> [Set task]:
Give the data again exactly as written, skipping any pictures.

### Data excerpt ###

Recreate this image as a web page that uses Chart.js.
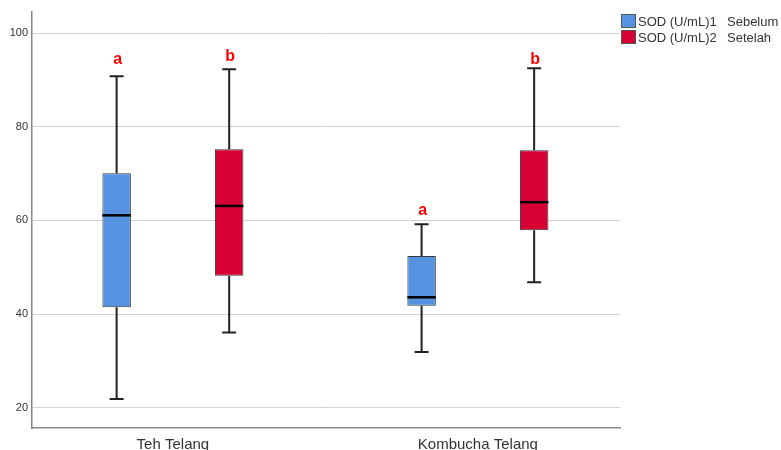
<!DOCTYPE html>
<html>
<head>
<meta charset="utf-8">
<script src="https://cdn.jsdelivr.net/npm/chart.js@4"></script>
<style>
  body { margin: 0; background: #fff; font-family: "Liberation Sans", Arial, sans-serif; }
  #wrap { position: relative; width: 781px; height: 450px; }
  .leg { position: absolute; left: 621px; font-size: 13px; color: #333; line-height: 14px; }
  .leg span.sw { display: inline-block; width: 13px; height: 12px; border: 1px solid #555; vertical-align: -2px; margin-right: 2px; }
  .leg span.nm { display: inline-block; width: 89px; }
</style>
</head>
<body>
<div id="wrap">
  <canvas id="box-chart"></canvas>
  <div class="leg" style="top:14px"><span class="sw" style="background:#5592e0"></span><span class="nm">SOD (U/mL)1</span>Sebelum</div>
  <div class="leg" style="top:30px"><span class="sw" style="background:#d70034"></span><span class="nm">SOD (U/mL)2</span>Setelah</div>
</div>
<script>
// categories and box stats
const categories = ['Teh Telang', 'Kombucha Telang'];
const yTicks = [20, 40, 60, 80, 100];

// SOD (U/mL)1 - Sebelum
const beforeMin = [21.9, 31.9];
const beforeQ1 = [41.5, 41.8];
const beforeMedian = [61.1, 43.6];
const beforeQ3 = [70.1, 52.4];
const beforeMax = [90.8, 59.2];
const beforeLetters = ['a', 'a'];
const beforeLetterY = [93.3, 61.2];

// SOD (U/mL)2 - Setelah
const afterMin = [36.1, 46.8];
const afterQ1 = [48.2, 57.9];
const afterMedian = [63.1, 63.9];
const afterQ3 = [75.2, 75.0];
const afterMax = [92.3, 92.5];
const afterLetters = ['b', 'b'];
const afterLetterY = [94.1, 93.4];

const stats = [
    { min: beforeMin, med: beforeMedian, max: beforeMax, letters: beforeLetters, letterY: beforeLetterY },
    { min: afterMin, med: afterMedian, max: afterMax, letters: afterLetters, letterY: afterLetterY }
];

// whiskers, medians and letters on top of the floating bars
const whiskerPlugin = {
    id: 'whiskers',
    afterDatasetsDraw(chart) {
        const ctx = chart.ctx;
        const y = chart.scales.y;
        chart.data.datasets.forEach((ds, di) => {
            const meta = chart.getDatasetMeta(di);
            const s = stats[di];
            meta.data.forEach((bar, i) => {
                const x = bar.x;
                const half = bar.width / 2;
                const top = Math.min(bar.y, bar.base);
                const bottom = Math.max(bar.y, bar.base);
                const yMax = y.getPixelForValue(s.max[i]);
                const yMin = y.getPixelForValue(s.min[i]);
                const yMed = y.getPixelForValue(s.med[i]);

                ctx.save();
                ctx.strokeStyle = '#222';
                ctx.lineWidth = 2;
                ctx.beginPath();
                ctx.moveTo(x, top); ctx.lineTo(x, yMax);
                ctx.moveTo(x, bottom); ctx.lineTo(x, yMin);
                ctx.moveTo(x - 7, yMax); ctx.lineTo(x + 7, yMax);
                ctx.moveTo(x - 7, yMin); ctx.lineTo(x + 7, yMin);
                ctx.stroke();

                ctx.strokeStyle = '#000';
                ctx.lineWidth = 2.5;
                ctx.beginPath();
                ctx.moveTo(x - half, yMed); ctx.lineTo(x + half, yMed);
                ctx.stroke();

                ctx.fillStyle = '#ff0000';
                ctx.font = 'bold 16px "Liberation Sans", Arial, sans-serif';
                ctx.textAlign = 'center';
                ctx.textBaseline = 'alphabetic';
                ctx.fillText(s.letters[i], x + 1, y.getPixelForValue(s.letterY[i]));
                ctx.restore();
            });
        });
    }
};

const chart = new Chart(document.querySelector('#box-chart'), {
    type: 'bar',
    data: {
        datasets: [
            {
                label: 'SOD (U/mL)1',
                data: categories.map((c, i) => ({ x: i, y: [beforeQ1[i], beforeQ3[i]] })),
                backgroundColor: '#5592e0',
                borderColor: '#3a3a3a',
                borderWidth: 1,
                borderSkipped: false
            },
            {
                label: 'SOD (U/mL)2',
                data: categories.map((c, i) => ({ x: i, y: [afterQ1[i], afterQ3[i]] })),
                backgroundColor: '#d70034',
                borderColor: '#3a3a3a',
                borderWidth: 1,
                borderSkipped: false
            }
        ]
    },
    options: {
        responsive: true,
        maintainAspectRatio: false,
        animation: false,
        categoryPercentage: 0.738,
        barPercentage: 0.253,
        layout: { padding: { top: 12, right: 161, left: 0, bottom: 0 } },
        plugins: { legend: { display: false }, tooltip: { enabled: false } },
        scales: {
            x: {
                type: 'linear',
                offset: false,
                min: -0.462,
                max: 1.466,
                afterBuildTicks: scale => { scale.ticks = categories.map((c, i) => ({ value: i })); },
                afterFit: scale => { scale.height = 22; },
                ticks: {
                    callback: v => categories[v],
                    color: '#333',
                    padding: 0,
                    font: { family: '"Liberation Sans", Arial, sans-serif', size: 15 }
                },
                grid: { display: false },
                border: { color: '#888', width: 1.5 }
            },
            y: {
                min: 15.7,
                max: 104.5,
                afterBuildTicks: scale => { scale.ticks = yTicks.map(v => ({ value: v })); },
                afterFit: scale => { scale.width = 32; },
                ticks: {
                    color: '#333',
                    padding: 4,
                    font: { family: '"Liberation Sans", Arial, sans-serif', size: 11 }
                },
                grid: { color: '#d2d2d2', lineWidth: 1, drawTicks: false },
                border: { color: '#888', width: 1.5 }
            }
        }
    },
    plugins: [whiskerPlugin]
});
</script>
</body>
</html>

###

> [Expected output]:
Recreate this image as a web page that uses Chart.js.
<!DOCTYPE html>
<html>
<head>
<meta charset="utf-8">
<script src="https://cdn.jsdelivr.net/npm/chart.js@4"></script>
<style>
  body { margin: 0; background: #fff; font-family: "Liberation Sans", Arial, sans-serif; }
  #wrap { position: relative; width: 781px; height: 450px; }
  .leg { position: absolute; left: 621px; font-size: 13px; color: #333; line-height: 14px; }
  .leg span.sw { display: inline-block; width: 13px; height: 12px; border: 1px solid #555; vertical-align: -2px; margin-right: 2px; }
  .leg span.nm { display: inline-block; width: 89px; }
</style>
</head>
<body>
<div id="wrap">
  <canvas id="box-chart"></canvas>
  <div class="leg" style="top:14px"><span class="sw" style="background:#5592e0"></span><span class="nm">SOD (U/mL)1</span>Sebelum</div>
  <div class="leg" style="top:30px"><span class="sw" style="background:#d70034"></span><span class="nm">SOD (U/mL)2</span>Setelah</div>
</div>
<script>
// categories and box stats
const categories = ['Teh Telang', 'Kombucha Telang'];
const yTicks = [20, 40, 60, 80, 100];

// SOD (U/mL)1 - Sebelum
const beforeMin = [21.9, 31.9];
const beforeQ1 = [41.5, 41.8];
const beforeMedian = [61.1, 43.6];
const beforeQ3 = [70.1, 52.4];
const beforeMax = [90.8, 59.2];
const beforeLetters = ['a', 'a'];
const beforeLetterY = [93.3, 61.2];

// SOD (U/mL)2 - Setelah
const afterMin = [36.1, 46.8];
const afterQ1 = [48.2, 57.9];
const afterMedian = [63.1, 63.9];
const afterQ3 = [75.2, 75.0];
const afterMax = [92.3, 92.5];
const afterLetters = ['b', 'b'];
const afterLetterY = [94.1, 93.4];

const stats = [
    { min: beforeMin, med: beforeMedian, max: beforeMax, letters: beforeLetters, letterY: beforeLetterY },
    { min: afterMin, med: afterMedian, max: afterMax, letters: afterLetters, letterY: afterLetterY }
];

// whiskers, medians and letters on top of the floating bars
const whiskerPlugin = {
    id: 'whiskers',
    afterDatasetsDraw(chart) {
        const ctx = chart.ctx;
        const y = chart.scales.y;
        chart.data.datasets.forEach((ds, di) => {
            const meta = chart.getDatasetMeta(di);
            const s = stats[di];
            meta.data.forEach((bar, i) => {
                const x = bar.x;
                const half = bar.width / 2;
                const top = Math.min(bar.y, bar.base);
                const bottom = Math.max(bar.y, bar.base);
                const yMax = y.getPixelForValue(s.max[i]);
                const yMin = y.getPixelForValue(s.min[i]);
                const yMed = y.getPixelForValue(s.med[i]);

                ctx.save();
                ctx.strokeStyle = '#222';
                ctx.lineWidth = 2;
                ctx.beginPath();
                ctx.moveTo(x, top); ctx.lineTo(x, yMax);
                ctx.moveTo(x, bottom); ctx.lineTo(x, yMin);
                ctx.moveTo(x - 7, yMax); ctx.lineTo(x + 7, yMax);
                ctx.moveTo(x - 7, yMin); ctx.lineTo(x + 7, yMin);
                ctx.stroke();

                ctx.strokeStyle = '#000';
                ctx.lineWidth = 2.5;
                ctx.beginPath();
                ctx.moveTo(x - half, yMed); ctx.lineTo(x + half, yMed);
                ctx.stroke();

                ctx.fillStyle = '#ff0000';
                ctx.font = 'bold 16px "Liberation Sans", Arial, sans-serif';
                ctx.textAlign = 'center';
                ctx.textBaseline = 'alphabetic';
                ctx.fillText(s.letters[i], x + 1, y.getPixelForValue(s.letterY[i]));
                ctx.restore();
            });
        });
    }
};

const chart = new Chart(document.querySelector('#box-chart'), {
    type: 'bar',
    data: {
        datasets: [
            {
                label: 'SOD (U/mL)1',
                data: categories.map((c, i) => ({ x: i, y: [beforeQ1[i], beforeQ3[i]] })),
                backgroundColor: '#5592e0',
                borderColor: '#3a3a3a',
                borderWidth: 1,
                borderSkipped: false
            },
            {
                label: 'SOD (U/mL)2',
                data: categories.map((c, i) => ({ x: i, y: [afterQ1[i], afterQ3[i]] })),
                backgroundColor: '#d70034',
                borderColor: '#3a3a3a',
                borderWidth: 1,
                borderSkipped: false
            }
        ]
    },
    options: {
        responsive: true,
        maintainAspectRatio: false,
        animation: false,
        categoryPercentage: 0.738,
        barPercentage: 0.253,
        layout: { padding: { top: 12, right: 161, left: 0, bottom: 0 } },
        plugins: { legend: { display: false }, tooltip: { enabled: false } },
        scales: {
            x: {
                type: 'linear',
                offset: false,
                min: -0.462,
                max: 1.466,
                afterBuildTicks: scale => { scale.ticks = categories.map((c, i) => ({ value: i })); },
                afterFit: scale => { scale.height = 22; },
                ticks: {
                    callback: v => categories[v],
                    color: '#333',
                    padding: 0,
                    font: { family: '"Liberation Sans", Arial, sans-serif', size: 15 }
                },
                grid: { display: false },
                border: { color: '#888', width: 1.5 }
            },
            y: {
                min: 15.7,
                max: 104.5,
                afterBuildTicks: scale => { scale.ticks = yTicks.map(v => ({ value: v })); },
                afterFit: scale => { scale.width = 32; },
                ticks: {
                    color: '#333',
                    padding: 4,
                    font: { family: '"Liberation Sans", Arial, sans-serif', size: 11 }
                },
                grid: { color: '#d2d2d2', lineWidth: 1, drawTicks: false },
                border: { color: '#888', width: 1.5 }
            }
        }
    },
    plugins: [whiskerPlugin]
});
</script>
</body>
</html>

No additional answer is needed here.